-- Written request --
Quote all of the data that follows exactly as written, skipping the images.

-- Stored data --
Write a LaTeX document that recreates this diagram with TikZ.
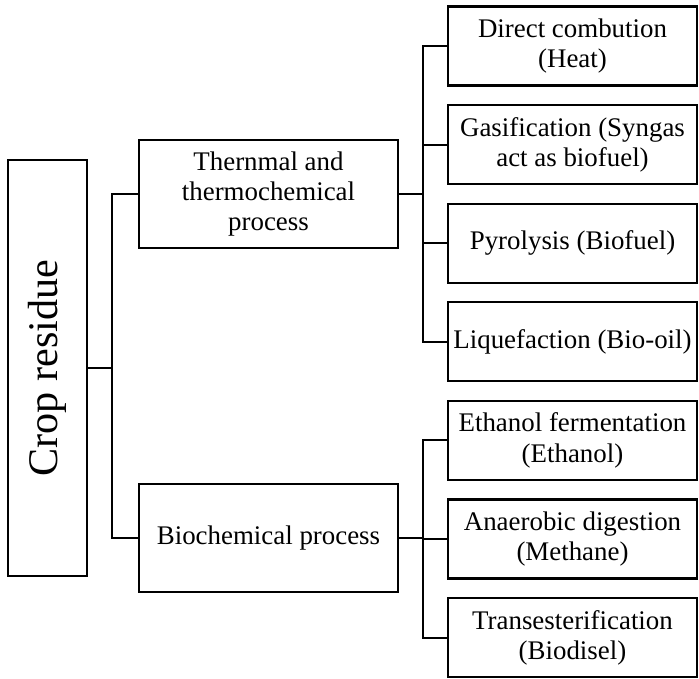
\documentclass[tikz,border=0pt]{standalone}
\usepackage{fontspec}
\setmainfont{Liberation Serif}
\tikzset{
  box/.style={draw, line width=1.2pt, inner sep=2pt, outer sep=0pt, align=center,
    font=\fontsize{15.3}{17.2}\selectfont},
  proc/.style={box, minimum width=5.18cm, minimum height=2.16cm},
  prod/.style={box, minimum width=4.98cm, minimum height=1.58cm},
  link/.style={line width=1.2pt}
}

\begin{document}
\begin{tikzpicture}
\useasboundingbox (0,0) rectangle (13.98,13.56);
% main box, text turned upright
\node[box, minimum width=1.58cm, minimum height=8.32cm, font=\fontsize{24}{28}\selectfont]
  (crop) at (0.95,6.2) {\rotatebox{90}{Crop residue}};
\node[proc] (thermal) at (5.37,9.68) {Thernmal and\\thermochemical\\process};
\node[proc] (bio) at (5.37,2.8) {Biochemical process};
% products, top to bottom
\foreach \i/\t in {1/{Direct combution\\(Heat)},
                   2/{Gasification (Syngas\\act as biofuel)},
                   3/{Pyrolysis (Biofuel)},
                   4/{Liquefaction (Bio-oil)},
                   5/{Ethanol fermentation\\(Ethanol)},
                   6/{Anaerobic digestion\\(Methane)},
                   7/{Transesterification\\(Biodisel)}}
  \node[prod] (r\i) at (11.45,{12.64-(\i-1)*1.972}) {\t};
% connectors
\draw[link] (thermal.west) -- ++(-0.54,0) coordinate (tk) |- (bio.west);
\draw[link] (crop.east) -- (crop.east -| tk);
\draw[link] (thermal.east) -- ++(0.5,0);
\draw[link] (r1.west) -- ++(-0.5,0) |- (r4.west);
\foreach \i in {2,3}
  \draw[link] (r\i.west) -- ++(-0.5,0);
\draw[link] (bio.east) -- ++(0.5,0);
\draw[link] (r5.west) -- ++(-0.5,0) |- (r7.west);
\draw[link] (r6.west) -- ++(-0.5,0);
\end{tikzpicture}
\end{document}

-- Task response --
Write a LaTeX document that recreates this diagram with TikZ.
\documentclass[tikz,border=0pt]{standalone}
\usepackage{fontspec}
\setmainfont{Liberation Serif}
\tikzset{
  box/.style={draw, line width=1.2pt, inner sep=2pt, outer sep=0pt, align=center,
    font=\fontsize{15.3}{17.2}\selectfont},
  proc/.style={box, minimum width=5.18cm, minimum height=2.16cm},
  prod/.style={box, minimum width=4.98cm, minimum height=1.58cm},
  link/.style={line width=1.2pt}
}

\begin{document}
\begin{tikzpicture}
\useasboundingbox (0,0) rectangle (13.98,13.56);
% main box, text turned upright
\node[box, minimum width=1.58cm, minimum height=8.32cm, font=\fontsize{24}{28}\selectfont]
  (crop) at (0.95,6.2) {\rotatebox{90}{Crop residue}};
\node[proc] (thermal) at (5.37,9.68) {Thernmal and\\thermochemical\\process};
\node[proc] (bio) at (5.37,2.8) {Biochemical process};
% products, top to bottom
\foreach \i/\t in {1/{Direct combution\\(Heat)},
                   2/{Gasification (Syngas\\act as biofuel)},
                   3/{Pyrolysis (Biofuel)},
                   4/{Liquefaction (Bio-oil)},
                   5/{Ethanol fermentation\\(Ethanol)},
                   6/{Anaerobic digestion\\(Methane)},
                   7/{Transesterification\\(Biodisel)}}
  \node[prod] (r\i) at (11.45,{12.64-(\i-1)*1.972}) {\t};
% connectors
\draw[link] (thermal.west) -- ++(-0.54,0) coordinate (tk) |- (bio.west);
\draw[link] (crop.east) -- (crop.east -| tk);
\draw[link] (thermal.east) -- ++(0.5,0);
\draw[link] (r1.west) -- ++(-0.5,0) |- (r4.west);
\foreach \i in {2,3}
  \draw[link] (r\i.west) -- ++(-0.5,0);
\draw[link] (bio.east) -- ++(0.5,0);
\draw[link] (r5.west) -- ++(-0.5,0) |- (r7.west);
\draw[link] (r6.west) -- ++(-0.5,0);
\end{tikzpicture}
\end{document}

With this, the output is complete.